Plotting the Spectrum of Stars
Heidi Newberg, associate professor of physics, has won a $1.3 million grant from the National Science Foundation to further her research into the structure of the Milky Way. The grant will create a partnership between Rensselaer and the cutting-edge Large Sky Area Multi-Object Fiber Spectroscopic Telescope (LAMOST) in China, allowing Newberg and a team of U.S. scientists to plot the position, speed, and composition or “spectrum” of more than 7 million stars.
If, for example, you wanted to take a spectrum of the sun, said Newberg, “you hold up a prism to the light, and if you have a really good prism, you see it’s more than a rainbow; there are little dark lines in the spectrum of the sun.”
The specific spectrum of each star the light and shadow that it emits tells cosmologists which direction the star is moving and its chemical composition.
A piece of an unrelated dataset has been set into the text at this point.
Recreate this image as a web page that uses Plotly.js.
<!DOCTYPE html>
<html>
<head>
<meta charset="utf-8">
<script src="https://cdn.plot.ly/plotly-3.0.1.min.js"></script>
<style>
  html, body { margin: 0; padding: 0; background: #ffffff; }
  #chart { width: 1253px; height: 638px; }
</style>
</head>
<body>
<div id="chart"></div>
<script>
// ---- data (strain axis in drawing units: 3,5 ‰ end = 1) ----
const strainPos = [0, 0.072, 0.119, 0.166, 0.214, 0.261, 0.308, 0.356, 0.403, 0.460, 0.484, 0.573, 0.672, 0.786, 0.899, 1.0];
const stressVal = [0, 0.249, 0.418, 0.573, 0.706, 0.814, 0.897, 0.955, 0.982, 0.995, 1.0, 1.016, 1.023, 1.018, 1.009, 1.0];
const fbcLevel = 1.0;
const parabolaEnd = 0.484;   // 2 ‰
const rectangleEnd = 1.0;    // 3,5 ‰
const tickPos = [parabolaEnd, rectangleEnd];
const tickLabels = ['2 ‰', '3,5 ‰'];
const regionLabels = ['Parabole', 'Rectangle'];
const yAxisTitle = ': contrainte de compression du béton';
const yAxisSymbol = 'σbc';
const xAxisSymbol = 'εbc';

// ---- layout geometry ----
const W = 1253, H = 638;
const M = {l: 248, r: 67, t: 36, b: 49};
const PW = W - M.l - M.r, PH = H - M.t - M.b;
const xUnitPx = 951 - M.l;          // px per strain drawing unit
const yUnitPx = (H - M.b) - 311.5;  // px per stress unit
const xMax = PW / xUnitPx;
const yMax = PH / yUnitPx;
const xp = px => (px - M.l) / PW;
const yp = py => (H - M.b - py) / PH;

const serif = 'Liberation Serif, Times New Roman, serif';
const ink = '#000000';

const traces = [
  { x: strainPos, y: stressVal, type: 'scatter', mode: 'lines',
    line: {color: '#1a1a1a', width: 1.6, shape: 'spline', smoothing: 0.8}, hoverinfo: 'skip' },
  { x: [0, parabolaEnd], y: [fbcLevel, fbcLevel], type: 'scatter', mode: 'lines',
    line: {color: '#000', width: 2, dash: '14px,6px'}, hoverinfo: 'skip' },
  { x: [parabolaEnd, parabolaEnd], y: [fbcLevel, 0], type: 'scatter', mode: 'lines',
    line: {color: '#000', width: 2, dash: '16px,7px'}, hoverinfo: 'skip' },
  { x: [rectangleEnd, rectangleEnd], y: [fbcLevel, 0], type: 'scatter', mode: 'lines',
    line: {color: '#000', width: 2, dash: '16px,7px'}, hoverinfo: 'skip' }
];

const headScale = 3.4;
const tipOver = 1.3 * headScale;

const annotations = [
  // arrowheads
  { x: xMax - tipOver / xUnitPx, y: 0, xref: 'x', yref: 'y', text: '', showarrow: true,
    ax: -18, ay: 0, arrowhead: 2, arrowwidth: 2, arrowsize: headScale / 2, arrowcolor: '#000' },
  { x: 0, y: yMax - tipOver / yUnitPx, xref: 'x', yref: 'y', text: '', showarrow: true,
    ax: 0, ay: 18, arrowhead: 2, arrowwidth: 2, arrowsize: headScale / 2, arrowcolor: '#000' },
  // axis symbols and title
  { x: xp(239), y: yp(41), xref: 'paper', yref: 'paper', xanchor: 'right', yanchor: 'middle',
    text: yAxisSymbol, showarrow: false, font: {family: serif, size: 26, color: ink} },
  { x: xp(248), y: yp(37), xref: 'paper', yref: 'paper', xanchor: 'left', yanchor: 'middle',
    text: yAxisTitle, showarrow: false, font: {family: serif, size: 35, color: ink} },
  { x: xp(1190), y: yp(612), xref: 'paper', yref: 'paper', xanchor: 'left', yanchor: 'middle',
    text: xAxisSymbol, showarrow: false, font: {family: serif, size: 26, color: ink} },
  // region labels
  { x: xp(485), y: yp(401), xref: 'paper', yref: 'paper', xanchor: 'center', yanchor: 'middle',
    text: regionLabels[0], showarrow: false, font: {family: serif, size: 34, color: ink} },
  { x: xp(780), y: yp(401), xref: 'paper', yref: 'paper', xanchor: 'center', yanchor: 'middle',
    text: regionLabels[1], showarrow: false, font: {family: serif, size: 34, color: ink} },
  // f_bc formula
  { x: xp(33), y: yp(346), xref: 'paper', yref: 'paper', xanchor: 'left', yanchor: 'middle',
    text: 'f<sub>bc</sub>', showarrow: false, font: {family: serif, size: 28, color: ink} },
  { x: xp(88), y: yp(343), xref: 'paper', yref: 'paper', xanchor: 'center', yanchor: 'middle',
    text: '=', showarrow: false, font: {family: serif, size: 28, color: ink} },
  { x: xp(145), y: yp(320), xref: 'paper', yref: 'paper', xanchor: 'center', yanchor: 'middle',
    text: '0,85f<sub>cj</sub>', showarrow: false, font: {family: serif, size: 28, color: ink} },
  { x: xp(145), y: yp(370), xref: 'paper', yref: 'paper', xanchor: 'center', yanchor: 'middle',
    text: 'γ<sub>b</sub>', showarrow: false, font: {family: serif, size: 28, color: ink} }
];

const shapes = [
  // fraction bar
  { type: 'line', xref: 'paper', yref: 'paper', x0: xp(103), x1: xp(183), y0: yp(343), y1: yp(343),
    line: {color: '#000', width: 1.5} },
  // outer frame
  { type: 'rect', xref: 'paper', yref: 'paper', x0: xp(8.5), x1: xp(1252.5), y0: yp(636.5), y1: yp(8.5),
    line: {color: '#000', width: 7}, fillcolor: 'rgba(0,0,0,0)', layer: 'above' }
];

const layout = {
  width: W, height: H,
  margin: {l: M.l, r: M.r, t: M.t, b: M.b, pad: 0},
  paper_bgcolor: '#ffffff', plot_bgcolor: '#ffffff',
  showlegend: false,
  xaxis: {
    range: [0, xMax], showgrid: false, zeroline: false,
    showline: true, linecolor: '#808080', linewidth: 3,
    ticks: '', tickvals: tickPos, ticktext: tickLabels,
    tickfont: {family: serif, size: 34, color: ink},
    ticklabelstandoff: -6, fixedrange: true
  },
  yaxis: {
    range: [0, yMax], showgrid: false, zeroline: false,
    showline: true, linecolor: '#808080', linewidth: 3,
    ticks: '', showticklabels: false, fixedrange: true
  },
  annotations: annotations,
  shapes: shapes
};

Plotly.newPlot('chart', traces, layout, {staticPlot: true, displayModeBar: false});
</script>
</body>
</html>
By painstakingly plotting the stars within the Milky Way, Newberg and other scientists can produce an accurate three-dimensional model of how stars circulate throughout a galaxy.
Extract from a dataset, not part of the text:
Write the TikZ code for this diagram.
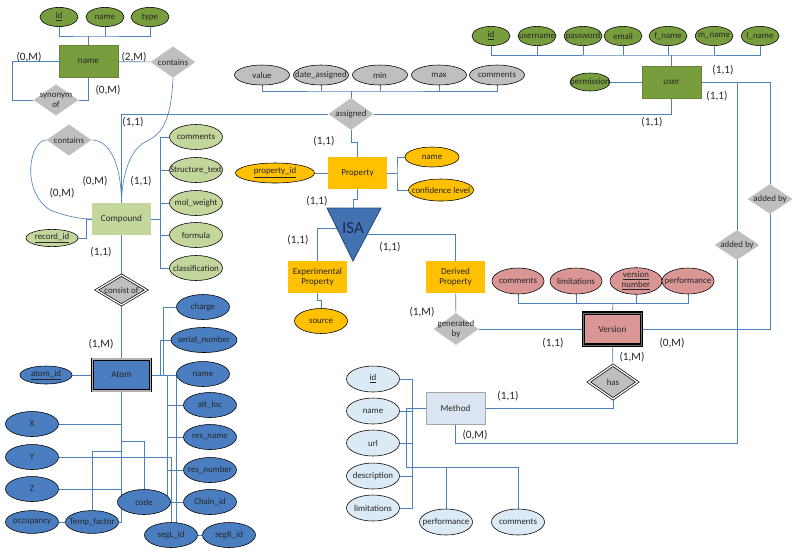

That model may reveal the presence of dark matter (matter which has mass, but does not emit light), or it may allow us to dial back time and study the origins of our universe with evidence we cannot gather on Earth.
“Astronomy allows you to explore science beyond our experience here on Earth,” Newberg said. “We can explore regions of different density, composition, and temperature than you can even make on Earth.”
And if you want to study the Milky Way, LAMOST gives you more access to your subject than any other telescope in the world, according to Newberg.
LAMOST is equipped with 4,000 optical fibers each controlled by separate motors enabling it to collect more spectra simultaneously than any other telescope. Over the course of a five-year survey, the LAMOST survey will take the spectra of 7.5 million stars. By comparison, during her work on the Sloan Digital Sky Survey, Newberg initiated a survey of 450,000 stellar spectra over four years.
A child’s picture of the Milky Way shows a sphere surrounded by a flat radiating disk of spiral arms. Scientists now know that a diffuse cloud of stars surrounds that picture. Newberg’s primary interest is in that diffuse cloud of stars which, unlike stars within the sphere and spiral arms, were created outside the Milky Way.
Newberg’s past research has shown that small dwarf galaxies are being broken up by the turbulent gravitational tides of the Milky Way and their stars are being swirled through and around the Milky Way. The diffuse cloud of stars around the Milky Way’s disk is thought to have been built up from stars born in smaller galaxies that later merged to create the Milky Way.
“We find stars in these small galaxies that fell into the Milky Way whether they are intact or not and know they were not born in our galaxy,” Newberg said. “We’re trying to figure out which stars used to be in the same small galaxy because then we can group them by their family of origin.”